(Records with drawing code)
--

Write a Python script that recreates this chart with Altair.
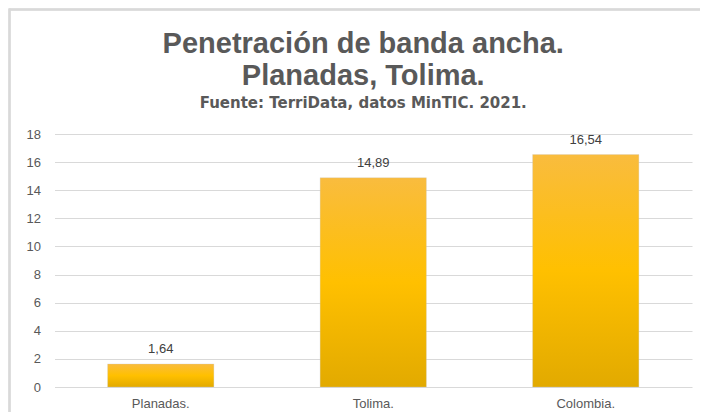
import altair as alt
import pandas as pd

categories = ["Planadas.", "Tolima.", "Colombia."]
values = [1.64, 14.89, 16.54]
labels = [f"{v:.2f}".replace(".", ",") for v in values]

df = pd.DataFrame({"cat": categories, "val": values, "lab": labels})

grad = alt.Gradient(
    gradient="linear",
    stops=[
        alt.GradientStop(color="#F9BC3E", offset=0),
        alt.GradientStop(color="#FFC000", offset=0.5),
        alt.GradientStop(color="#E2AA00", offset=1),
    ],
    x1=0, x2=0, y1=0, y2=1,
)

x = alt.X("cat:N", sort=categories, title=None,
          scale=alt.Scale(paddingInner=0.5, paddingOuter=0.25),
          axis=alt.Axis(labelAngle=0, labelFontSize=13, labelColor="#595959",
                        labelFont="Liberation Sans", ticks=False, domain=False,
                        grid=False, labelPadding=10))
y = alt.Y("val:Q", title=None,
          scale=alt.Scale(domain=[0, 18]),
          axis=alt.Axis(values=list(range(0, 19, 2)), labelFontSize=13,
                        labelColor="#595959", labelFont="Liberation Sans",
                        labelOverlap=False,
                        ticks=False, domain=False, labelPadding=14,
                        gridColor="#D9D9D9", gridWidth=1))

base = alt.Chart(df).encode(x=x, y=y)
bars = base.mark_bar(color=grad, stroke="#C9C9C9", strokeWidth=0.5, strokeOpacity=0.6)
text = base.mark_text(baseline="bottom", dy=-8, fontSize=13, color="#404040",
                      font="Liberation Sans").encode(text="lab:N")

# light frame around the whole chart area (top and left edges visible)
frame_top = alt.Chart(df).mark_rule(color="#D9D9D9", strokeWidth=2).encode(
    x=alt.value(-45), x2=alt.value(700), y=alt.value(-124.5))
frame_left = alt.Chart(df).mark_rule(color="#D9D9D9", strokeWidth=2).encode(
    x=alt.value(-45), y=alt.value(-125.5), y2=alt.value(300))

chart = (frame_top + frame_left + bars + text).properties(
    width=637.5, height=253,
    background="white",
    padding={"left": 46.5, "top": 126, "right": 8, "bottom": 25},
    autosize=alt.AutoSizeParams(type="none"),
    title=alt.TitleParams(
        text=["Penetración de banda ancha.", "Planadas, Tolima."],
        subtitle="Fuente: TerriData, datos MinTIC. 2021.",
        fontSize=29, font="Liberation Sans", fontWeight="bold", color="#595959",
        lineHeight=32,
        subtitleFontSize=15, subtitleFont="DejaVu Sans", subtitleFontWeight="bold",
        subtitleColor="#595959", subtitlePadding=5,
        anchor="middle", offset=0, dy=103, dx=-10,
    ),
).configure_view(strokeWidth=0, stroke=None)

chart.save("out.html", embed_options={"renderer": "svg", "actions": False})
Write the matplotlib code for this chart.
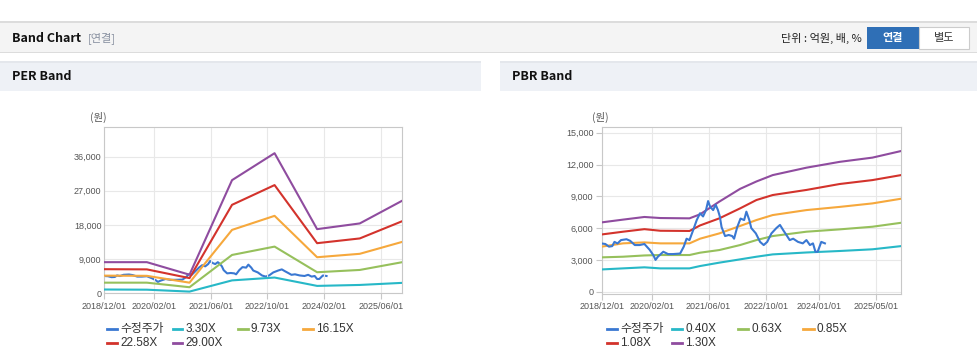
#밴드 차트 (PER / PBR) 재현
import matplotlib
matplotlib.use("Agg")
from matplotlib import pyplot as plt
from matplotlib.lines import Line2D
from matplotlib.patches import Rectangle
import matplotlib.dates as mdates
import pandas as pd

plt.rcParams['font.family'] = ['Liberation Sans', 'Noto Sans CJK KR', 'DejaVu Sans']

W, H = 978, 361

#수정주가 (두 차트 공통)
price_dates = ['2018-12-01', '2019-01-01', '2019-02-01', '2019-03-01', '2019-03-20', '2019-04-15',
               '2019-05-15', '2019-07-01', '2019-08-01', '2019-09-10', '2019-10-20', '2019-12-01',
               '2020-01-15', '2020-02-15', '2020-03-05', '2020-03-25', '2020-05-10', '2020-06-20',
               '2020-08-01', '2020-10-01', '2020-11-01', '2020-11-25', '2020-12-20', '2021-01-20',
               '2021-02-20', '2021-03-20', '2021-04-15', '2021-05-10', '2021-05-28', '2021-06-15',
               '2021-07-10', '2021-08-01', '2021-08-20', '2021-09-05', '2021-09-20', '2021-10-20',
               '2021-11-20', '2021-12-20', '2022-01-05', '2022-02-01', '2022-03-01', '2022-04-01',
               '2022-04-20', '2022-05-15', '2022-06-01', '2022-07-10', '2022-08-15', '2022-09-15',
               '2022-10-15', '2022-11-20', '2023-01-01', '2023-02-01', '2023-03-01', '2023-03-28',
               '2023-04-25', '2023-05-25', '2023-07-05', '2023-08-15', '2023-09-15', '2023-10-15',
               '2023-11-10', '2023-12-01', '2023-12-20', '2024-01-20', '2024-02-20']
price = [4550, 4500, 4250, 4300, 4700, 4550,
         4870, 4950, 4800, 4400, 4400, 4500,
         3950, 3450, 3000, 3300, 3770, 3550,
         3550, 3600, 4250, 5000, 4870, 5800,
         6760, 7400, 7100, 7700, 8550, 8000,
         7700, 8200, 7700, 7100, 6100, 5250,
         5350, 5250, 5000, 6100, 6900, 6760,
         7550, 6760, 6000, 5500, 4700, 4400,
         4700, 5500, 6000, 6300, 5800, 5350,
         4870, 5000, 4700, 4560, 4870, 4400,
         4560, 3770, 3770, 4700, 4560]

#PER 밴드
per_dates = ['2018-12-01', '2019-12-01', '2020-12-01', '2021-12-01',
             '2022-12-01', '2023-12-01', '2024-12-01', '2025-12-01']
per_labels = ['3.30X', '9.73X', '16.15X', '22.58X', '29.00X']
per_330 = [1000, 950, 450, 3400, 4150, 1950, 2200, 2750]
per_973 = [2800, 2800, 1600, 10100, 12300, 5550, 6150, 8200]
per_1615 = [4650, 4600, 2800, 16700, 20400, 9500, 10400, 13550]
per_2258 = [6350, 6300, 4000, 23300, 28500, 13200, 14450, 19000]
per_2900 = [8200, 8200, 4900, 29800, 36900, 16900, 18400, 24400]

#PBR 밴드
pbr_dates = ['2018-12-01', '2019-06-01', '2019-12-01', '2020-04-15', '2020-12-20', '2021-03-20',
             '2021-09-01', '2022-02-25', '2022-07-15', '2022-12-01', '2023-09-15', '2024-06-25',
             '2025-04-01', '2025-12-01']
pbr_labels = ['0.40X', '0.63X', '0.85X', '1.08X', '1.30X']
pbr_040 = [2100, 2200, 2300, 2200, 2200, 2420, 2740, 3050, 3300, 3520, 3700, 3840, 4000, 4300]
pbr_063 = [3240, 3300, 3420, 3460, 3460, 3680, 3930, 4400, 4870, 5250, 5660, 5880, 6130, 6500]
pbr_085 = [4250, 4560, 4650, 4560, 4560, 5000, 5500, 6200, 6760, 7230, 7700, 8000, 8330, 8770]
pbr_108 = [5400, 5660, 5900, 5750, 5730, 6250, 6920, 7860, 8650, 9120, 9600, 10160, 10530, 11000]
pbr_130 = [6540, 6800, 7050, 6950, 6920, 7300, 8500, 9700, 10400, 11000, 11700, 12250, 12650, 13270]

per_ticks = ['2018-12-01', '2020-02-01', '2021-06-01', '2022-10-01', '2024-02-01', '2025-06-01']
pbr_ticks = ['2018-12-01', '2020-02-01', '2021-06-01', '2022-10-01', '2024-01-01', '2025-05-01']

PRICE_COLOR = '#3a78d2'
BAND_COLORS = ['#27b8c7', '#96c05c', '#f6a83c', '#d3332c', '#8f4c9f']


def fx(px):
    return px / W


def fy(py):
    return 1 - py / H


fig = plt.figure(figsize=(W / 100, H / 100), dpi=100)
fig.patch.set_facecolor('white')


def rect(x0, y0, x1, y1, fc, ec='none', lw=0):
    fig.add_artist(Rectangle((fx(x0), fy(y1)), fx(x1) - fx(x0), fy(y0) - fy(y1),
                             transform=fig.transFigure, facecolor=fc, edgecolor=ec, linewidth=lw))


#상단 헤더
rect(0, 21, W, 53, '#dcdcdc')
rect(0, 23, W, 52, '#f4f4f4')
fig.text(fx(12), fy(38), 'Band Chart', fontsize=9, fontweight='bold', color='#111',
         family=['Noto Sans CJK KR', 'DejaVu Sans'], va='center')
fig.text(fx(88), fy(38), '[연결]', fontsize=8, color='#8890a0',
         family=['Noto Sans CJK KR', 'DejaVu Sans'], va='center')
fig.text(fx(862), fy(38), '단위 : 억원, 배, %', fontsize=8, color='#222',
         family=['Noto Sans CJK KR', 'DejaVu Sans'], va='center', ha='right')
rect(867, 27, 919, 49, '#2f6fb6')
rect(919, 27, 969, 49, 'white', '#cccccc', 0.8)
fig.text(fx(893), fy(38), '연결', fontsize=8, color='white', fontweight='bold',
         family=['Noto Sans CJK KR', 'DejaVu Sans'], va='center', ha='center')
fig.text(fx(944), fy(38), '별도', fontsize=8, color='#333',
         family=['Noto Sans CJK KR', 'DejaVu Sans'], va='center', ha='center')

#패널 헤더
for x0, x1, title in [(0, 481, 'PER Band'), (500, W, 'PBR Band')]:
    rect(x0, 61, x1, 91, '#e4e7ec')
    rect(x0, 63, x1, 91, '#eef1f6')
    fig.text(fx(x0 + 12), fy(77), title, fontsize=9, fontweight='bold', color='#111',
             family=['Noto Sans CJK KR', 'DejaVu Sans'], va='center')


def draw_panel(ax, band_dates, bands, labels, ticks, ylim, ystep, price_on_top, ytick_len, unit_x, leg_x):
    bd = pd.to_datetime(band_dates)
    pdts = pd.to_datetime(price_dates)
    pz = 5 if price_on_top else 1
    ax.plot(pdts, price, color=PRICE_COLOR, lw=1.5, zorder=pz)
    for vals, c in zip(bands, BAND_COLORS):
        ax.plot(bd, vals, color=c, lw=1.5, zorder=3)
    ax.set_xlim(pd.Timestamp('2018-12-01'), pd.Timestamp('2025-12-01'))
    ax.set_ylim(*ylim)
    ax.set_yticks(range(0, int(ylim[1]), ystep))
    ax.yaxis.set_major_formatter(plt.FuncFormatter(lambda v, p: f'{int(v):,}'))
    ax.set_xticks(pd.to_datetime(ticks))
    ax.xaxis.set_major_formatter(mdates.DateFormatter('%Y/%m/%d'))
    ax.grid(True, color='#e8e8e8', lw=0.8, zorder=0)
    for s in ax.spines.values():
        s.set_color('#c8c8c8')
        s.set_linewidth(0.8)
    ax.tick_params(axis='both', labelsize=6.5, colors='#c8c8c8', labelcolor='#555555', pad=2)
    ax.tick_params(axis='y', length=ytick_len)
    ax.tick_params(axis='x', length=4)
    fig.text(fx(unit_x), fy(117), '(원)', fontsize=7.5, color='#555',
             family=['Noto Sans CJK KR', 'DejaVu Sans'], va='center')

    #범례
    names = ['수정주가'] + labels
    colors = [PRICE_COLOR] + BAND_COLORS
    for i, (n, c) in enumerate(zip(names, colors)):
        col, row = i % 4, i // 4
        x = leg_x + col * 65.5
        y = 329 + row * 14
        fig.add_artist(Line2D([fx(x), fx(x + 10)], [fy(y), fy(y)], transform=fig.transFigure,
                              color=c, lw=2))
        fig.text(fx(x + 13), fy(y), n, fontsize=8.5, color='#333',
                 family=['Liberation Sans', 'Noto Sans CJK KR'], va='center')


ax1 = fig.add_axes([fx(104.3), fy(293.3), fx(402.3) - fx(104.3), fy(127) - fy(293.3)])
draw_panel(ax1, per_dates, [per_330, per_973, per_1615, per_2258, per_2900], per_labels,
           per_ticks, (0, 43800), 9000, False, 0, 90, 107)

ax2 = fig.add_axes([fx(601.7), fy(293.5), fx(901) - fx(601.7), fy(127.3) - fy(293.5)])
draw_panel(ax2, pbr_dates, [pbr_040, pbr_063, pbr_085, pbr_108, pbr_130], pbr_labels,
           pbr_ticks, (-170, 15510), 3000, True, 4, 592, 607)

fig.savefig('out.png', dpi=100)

--

- **WHAT IS EXPECTED**
Go to the line that contains "Write the matplotlib code for this chart." and copy from there down to the line that contains "W, H = 978, 361", with both lines included. Pass over the pictures.

- **RESULT BELOW**
Write the matplotlib code for this chart.
#밴드 차트 (PER / PBR) 재현
import matplotlib
matplotlib.use("Agg")
from matplotlib import pyplot as plt
from matplotlib.lines import Line2D
from matplotlib.patches import Rectangle
import matplotlib.dates as mdates
import pandas as pd

plt.rcParams['font.family'] = ['Liberation Sans', 'Noto Sans CJK KR', 'DejaVu Sans']

W, H = 978, 361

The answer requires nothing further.